→ **Dataset extract**:
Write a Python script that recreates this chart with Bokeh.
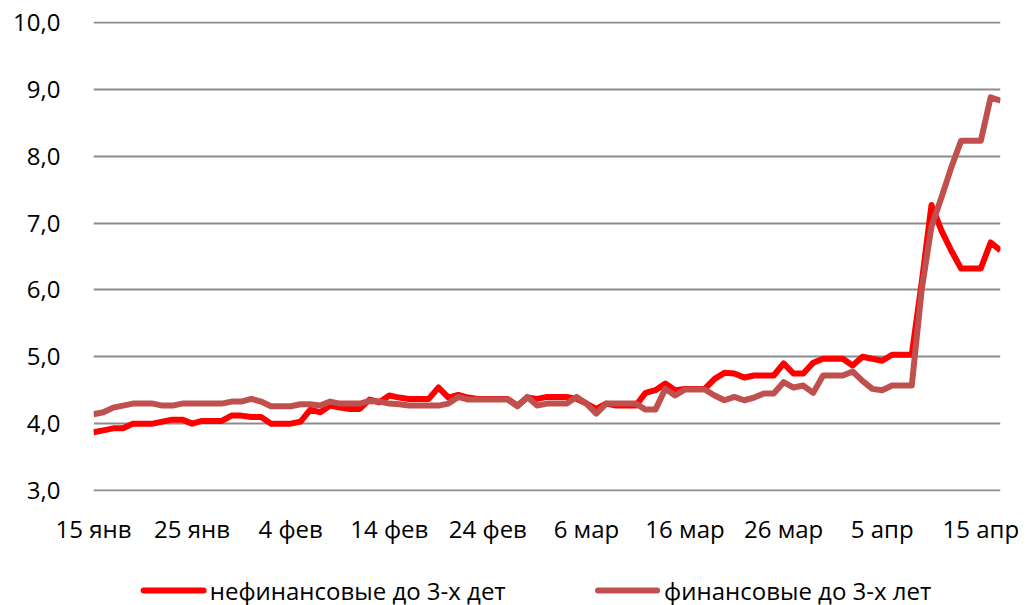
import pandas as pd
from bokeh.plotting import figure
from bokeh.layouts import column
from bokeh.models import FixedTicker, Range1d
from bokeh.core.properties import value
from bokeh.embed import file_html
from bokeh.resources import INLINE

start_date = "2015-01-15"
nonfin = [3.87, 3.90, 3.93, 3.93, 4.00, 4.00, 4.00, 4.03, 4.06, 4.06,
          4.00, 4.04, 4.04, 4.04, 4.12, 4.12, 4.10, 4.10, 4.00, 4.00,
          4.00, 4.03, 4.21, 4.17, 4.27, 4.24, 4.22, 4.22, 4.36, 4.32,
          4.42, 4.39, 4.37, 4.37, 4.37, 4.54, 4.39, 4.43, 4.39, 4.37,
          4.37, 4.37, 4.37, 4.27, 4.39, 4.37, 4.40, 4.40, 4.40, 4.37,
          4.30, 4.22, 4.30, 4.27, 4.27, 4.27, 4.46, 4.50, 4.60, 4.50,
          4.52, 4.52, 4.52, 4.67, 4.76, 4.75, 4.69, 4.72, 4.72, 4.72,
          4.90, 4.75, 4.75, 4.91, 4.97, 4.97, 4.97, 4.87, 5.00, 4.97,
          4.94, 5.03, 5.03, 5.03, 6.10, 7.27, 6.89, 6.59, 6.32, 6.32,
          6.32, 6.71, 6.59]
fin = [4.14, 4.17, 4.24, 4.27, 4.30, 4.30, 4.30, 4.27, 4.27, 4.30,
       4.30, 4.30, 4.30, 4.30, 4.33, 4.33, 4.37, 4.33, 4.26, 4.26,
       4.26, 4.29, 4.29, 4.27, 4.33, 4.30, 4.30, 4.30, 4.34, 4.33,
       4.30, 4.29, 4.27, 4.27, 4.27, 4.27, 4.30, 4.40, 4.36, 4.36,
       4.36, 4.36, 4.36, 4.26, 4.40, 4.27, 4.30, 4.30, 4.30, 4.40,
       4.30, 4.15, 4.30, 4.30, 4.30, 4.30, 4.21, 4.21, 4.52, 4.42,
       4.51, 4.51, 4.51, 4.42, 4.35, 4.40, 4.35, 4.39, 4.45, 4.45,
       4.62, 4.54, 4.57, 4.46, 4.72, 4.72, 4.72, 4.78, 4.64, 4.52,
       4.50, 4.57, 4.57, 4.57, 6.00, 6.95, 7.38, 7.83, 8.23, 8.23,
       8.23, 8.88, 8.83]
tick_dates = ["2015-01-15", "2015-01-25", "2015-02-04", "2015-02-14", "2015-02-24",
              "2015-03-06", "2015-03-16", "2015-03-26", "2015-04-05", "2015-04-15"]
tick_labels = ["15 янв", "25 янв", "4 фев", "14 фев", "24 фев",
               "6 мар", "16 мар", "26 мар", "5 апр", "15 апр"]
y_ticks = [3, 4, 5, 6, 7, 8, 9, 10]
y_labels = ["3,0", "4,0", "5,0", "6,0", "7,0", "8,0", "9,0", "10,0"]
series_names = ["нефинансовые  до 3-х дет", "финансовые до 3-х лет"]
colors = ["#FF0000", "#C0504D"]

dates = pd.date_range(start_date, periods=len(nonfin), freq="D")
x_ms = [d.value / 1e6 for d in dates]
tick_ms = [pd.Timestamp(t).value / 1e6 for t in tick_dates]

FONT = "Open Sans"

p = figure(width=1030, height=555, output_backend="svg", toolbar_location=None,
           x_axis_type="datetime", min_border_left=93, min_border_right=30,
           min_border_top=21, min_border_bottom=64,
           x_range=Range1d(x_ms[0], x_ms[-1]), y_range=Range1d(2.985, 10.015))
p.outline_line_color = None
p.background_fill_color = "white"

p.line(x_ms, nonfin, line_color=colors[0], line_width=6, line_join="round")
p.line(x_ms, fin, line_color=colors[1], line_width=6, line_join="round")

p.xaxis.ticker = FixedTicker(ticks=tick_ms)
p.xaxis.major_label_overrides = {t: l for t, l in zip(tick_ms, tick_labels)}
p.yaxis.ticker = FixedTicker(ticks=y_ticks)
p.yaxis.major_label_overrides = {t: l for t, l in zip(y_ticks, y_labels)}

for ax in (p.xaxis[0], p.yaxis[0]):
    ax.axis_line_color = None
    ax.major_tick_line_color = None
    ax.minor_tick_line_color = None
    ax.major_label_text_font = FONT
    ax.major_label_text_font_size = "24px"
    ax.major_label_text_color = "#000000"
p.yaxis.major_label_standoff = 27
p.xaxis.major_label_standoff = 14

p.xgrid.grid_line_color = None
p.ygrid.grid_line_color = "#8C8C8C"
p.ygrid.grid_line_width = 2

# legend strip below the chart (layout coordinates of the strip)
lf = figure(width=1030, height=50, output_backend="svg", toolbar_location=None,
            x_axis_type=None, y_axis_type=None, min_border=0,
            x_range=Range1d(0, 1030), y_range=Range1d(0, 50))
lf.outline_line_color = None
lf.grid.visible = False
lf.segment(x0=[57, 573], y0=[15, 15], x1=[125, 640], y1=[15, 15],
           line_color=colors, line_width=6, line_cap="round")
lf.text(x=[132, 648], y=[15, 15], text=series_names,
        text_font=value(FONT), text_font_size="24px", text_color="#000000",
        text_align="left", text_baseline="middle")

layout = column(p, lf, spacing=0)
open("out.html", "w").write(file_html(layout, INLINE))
...
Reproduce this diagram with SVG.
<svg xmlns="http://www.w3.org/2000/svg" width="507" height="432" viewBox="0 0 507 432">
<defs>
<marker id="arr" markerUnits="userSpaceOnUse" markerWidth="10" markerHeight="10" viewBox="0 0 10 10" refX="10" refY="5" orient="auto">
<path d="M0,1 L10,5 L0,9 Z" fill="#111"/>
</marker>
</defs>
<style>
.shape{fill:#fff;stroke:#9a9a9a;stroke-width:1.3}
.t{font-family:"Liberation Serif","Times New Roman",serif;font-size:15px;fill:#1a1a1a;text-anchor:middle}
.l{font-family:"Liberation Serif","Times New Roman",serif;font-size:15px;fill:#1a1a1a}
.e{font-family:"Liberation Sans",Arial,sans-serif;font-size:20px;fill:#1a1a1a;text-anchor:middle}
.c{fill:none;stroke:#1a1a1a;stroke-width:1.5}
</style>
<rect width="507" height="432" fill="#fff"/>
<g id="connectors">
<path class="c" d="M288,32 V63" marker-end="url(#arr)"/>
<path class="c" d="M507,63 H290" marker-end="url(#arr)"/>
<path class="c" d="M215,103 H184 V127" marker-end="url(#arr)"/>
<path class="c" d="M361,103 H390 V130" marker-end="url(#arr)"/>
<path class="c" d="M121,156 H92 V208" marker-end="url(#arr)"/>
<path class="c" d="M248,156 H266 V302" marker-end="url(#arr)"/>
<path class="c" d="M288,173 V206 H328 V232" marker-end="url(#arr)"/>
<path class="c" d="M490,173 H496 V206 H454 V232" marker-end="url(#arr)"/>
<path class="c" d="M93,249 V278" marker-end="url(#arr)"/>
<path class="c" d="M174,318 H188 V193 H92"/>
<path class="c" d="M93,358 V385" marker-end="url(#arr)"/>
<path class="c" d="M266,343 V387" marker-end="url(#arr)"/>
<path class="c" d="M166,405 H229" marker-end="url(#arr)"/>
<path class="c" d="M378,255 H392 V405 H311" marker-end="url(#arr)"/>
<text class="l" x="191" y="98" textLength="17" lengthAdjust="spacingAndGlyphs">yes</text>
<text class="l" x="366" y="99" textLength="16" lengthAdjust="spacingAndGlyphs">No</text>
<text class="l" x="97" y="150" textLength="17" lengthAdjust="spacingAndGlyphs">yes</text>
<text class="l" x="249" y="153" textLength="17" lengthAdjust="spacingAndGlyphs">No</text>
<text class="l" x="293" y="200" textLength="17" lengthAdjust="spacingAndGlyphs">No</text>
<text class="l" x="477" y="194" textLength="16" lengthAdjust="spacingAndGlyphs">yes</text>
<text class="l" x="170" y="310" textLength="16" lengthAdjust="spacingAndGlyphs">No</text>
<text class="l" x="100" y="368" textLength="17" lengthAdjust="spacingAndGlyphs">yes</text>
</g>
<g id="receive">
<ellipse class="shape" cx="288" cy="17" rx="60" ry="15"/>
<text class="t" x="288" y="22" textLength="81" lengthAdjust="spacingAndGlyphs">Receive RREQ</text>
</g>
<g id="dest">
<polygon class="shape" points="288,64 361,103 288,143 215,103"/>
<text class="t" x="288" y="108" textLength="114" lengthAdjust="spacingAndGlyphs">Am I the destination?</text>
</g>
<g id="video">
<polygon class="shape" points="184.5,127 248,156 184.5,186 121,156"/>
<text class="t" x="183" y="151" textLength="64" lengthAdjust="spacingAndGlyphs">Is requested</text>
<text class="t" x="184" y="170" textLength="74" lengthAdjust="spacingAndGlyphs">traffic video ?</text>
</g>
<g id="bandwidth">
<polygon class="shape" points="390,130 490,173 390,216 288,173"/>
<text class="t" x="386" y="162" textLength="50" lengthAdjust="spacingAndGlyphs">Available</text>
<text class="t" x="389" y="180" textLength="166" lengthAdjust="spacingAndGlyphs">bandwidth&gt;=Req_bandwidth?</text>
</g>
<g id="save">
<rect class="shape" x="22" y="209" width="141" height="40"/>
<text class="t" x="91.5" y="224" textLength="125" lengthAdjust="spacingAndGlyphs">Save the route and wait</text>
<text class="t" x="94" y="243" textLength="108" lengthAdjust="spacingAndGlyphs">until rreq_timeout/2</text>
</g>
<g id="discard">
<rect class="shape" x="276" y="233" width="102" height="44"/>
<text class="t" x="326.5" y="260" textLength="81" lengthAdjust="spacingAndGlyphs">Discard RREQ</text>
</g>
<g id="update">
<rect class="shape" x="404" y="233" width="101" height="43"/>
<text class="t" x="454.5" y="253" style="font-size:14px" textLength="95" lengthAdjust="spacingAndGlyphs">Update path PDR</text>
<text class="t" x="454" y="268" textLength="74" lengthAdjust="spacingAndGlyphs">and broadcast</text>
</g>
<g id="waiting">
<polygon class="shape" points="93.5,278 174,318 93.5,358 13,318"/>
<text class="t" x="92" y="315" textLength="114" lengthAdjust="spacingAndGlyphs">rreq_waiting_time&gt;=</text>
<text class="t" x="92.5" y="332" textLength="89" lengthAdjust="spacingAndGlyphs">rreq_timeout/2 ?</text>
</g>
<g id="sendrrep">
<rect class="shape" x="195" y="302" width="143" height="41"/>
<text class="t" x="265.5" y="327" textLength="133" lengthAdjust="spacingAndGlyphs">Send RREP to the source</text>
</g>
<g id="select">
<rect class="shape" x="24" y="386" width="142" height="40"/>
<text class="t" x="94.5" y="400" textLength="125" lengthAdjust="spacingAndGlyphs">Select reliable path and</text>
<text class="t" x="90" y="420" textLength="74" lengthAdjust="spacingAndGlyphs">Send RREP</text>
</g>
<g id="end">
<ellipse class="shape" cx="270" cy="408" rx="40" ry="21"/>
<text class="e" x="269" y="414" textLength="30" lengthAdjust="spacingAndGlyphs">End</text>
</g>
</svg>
--
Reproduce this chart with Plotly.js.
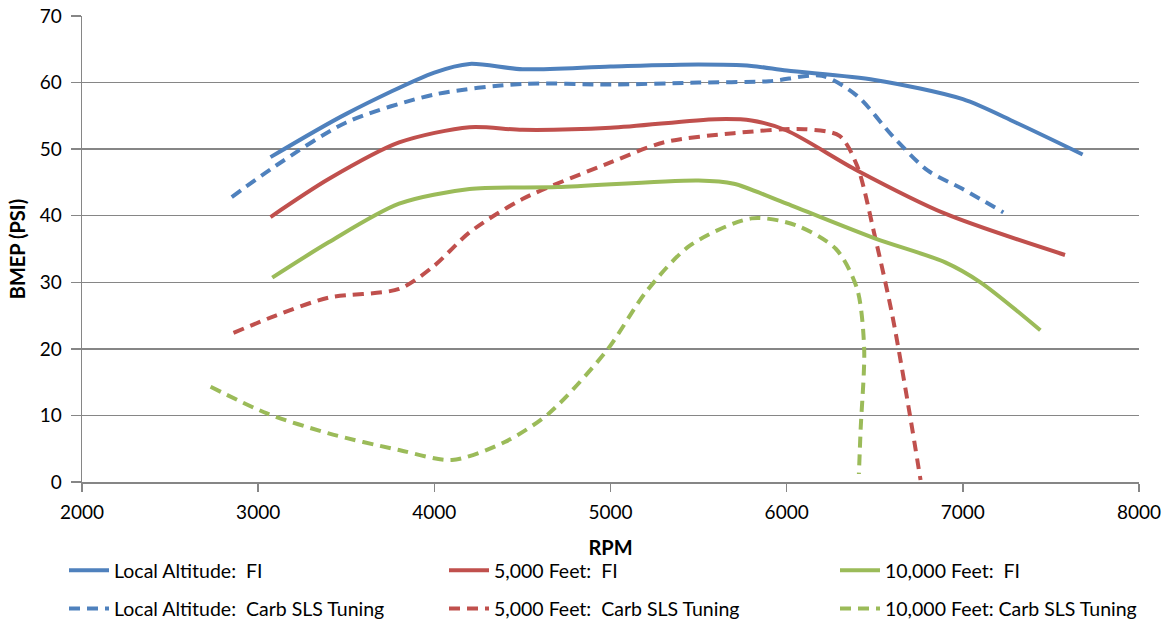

→ **Instruction**:
Go back to the listing above and reproduce, exactly, the stretch from the line bearing "Write a Python" through the line bearing "from bokeh.resources import INLINE", without its pictures.

→ **Result of this task**:
Write a Python script that recreates this chart with Bokeh.
import pandas as pd
from bokeh.plotting import figure
from bokeh.layouts import column
from bokeh.models import FixedTicker, Range1d
from bokeh.core.properties import value
from bokeh.embed import file_html
from bokeh.resources import INLINE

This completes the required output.